§ **GIVEN INSTRUCTION**: The required output consists solely of the lines from the top of the listing through the line containing "const prednisoneDoseAt = [7.12, 13.1];", transcribed exactly.

— Begin INFORMATION PROVIDED —

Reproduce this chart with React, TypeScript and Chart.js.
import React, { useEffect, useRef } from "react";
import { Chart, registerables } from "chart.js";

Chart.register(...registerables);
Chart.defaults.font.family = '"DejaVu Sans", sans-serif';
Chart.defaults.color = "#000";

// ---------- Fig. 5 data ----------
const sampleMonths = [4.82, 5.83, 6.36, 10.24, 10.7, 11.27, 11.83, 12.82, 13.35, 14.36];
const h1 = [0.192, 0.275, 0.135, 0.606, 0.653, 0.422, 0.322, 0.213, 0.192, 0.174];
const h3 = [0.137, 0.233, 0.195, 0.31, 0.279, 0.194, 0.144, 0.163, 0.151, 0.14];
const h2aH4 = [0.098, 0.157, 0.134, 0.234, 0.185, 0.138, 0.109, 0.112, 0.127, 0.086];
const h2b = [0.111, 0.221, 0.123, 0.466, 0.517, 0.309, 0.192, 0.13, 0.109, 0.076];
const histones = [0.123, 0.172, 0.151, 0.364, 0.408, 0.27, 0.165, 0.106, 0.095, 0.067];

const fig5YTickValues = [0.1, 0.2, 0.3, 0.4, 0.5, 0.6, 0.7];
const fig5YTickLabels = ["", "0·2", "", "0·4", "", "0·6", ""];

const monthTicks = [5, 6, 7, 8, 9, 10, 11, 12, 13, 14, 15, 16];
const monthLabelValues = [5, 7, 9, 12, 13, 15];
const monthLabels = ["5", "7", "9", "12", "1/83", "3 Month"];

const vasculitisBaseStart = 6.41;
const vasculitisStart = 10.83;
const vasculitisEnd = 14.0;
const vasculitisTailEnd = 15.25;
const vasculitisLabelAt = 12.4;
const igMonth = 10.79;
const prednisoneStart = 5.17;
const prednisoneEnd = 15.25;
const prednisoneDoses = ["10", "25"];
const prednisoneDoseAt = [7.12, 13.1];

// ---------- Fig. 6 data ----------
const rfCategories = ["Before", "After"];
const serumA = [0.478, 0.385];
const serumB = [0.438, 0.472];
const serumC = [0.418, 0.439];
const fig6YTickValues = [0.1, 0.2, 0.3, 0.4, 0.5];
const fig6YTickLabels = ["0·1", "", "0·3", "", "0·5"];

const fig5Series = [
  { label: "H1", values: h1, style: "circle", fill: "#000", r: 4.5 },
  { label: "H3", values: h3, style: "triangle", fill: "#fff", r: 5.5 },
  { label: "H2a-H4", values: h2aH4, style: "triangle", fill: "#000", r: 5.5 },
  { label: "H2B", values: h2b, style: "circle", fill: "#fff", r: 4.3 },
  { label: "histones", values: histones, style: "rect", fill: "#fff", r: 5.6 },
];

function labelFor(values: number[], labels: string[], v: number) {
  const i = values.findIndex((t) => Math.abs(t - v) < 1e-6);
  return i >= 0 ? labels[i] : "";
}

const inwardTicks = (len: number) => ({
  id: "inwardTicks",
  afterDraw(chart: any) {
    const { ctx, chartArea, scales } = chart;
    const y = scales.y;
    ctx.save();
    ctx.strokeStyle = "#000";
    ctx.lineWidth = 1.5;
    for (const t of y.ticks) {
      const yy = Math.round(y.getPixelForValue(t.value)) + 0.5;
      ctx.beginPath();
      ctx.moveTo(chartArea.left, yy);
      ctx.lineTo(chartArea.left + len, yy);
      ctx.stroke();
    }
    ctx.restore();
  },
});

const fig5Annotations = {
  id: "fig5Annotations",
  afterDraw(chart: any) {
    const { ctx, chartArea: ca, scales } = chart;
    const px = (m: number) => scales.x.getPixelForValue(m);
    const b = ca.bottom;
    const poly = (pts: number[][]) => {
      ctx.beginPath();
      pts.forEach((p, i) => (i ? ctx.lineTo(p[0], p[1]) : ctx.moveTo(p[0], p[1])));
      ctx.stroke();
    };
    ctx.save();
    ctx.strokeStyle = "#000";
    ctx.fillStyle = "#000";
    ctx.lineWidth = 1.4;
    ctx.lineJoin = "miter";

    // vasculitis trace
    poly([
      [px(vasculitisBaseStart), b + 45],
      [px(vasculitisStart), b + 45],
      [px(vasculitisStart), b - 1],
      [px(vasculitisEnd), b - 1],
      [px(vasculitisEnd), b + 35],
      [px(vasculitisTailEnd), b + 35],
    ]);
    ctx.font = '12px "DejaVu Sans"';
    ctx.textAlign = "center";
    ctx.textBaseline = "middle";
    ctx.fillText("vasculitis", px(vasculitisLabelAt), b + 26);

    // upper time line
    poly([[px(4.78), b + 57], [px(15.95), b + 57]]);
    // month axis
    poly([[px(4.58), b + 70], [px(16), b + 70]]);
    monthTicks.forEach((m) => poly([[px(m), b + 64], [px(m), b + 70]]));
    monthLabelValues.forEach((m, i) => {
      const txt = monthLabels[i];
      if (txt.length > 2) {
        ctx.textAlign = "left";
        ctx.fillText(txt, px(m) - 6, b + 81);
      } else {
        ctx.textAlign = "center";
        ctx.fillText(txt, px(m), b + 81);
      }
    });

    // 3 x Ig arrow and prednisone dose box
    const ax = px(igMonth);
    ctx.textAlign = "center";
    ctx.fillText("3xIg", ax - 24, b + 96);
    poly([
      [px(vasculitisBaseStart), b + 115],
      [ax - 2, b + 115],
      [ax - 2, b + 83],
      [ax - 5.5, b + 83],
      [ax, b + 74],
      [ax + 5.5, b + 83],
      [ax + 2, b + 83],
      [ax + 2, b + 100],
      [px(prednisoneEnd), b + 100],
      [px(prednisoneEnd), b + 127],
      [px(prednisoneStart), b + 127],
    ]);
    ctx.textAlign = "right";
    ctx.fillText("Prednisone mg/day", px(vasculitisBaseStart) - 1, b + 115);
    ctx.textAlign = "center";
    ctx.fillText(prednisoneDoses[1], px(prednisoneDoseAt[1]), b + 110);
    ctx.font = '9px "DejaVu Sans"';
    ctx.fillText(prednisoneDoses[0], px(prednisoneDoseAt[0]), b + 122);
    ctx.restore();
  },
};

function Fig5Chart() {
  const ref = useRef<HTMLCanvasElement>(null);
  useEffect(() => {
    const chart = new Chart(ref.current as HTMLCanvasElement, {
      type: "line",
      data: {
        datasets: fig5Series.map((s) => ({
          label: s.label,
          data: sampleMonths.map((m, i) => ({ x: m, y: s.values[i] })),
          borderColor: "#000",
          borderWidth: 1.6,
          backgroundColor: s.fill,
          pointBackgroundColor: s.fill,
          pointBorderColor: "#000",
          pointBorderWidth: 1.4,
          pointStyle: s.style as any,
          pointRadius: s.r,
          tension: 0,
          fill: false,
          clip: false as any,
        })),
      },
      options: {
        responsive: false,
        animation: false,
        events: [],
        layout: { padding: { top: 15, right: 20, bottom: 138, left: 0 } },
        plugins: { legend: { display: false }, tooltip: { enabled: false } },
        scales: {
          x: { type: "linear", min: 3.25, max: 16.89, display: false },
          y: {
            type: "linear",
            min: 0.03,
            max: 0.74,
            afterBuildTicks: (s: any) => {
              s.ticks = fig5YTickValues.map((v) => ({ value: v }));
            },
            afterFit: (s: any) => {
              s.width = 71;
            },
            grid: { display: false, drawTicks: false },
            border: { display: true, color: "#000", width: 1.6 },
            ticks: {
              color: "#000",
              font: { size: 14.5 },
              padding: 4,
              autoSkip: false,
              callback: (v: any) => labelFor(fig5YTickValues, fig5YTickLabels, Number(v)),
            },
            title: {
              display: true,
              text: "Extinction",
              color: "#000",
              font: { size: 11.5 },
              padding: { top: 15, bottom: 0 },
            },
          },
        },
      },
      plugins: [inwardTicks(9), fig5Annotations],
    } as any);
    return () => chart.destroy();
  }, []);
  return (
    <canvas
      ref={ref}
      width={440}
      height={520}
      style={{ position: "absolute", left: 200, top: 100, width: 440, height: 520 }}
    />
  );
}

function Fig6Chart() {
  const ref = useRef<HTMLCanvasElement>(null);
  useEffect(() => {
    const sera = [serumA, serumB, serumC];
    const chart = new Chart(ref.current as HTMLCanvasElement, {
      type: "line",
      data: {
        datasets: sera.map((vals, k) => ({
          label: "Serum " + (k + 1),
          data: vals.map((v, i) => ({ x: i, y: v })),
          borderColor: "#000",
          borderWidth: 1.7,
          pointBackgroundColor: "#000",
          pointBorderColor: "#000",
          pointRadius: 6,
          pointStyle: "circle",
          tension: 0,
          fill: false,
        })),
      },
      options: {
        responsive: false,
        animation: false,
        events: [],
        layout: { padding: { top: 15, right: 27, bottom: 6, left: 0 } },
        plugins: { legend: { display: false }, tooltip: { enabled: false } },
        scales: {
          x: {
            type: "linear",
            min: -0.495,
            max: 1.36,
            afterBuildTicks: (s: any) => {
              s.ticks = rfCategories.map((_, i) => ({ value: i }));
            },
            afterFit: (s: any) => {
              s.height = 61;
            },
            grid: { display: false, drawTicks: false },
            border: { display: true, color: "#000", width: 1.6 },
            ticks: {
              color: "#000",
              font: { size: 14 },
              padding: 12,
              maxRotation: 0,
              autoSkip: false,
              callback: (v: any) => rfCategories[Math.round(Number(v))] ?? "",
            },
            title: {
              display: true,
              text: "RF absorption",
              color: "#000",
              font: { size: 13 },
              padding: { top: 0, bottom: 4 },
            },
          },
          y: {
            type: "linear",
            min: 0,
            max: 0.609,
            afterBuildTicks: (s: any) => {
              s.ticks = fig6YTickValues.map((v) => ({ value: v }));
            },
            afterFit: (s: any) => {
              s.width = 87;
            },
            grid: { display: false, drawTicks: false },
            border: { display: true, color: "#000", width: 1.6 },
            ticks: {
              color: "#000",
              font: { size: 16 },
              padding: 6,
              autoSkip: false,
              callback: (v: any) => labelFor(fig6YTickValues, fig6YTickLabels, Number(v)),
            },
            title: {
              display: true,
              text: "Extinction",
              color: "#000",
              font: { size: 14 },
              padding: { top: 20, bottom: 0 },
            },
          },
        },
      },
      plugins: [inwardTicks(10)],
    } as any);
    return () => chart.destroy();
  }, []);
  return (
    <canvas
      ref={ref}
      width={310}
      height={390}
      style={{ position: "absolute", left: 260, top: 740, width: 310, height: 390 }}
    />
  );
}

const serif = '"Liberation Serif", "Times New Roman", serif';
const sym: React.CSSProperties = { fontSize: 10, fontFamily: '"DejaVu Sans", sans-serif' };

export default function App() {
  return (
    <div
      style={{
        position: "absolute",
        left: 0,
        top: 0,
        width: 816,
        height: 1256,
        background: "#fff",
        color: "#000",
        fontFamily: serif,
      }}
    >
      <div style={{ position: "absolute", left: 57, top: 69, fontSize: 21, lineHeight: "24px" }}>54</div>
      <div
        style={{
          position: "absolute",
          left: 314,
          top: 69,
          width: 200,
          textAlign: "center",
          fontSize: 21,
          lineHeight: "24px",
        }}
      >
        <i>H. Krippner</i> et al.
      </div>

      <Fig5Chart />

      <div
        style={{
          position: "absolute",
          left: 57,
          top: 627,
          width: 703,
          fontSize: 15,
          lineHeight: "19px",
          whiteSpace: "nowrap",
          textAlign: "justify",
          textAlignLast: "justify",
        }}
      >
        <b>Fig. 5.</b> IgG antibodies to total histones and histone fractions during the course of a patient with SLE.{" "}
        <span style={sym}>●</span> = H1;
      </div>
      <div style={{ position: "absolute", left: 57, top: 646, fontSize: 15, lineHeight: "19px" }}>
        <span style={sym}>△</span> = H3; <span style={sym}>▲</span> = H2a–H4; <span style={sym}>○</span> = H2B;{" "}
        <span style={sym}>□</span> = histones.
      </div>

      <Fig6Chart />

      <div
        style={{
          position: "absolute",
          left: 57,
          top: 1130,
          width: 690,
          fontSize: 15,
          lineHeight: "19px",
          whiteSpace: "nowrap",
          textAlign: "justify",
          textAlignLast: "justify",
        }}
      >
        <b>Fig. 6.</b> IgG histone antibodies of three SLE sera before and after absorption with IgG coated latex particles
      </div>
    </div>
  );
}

— End INFORMATION PROVIDED —

§ **COMPLETED EXERCISE**:
Reproduce this chart with React, TypeScript and Chart.js.
import React, { useEffect, useRef } from "react";
import { Chart, registerables } from "chart.js";

Chart.register(...registerables);
Chart.defaults.font.family = '"DejaVu Sans", sans-serif';
Chart.defaults.color = "#000";

// ---------- Fig. 5 data ----------
const sampleMonths = [4.82, 5.83, 6.36, 10.24, 10.7, 11.27, 11.83, 12.82, 13.35, 14.36];
const h1 = [0.192, 0.275, 0.135, 0.606, 0.653, 0.422, 0.322, 0.213, 0.192, 0.174];
const h3 = [0.137, 0.233, 0.195, 0.31, 0.279, 0.194, 0.144, 0.163, 0.151, 0.14];
const h2aH4 = [0.098, 0.157, 0.134, 0.234, 0.185, 0.138, 0.109, 0.112, 0.127, 0.086];
const h2b = [0.111, 0.221, 0.123, 0.466, 0.517, 0.309, 0.192, 0.13, 0.109, 0.076];
const histones = [0.123, 0.172, 0.151, 0.364, 0.408, 0.27, 0.165, 0.106, 0.095, 0.067];

const fig5YTickValues = [0.1, 0.2, 0.3, 0.4, 0.5, 0.6, 0.7];
const fig5YTickLabels = ["", "0·2", "", "0·4", "", "0·6", ""];

const monthTicks = [5, 6, 7, 8, 9, 10, 11, 12, 13, 14, 15, 16];
const monthLabelValues = [5, 7, 9, 12, 13, 15];
const monthLabels = ["5", "7", "9", "12", "1/83", "3 Month"];

const vasculitisBaseStart = 6.41;
const vasculitisStart = 10.83;
const vasculitisEnd = 14.0;
const vasculitisTailEnd = 15.25;
const vasculitisLabelAt = 12.4;
const igMonth = 10.79;
const prednisoneStart = 5.17;
const prednisoneEnd = 15.25;
const prednisoneDoses = ["10", "25"];
const prednisoneDoseAt = [7.12, 13.1];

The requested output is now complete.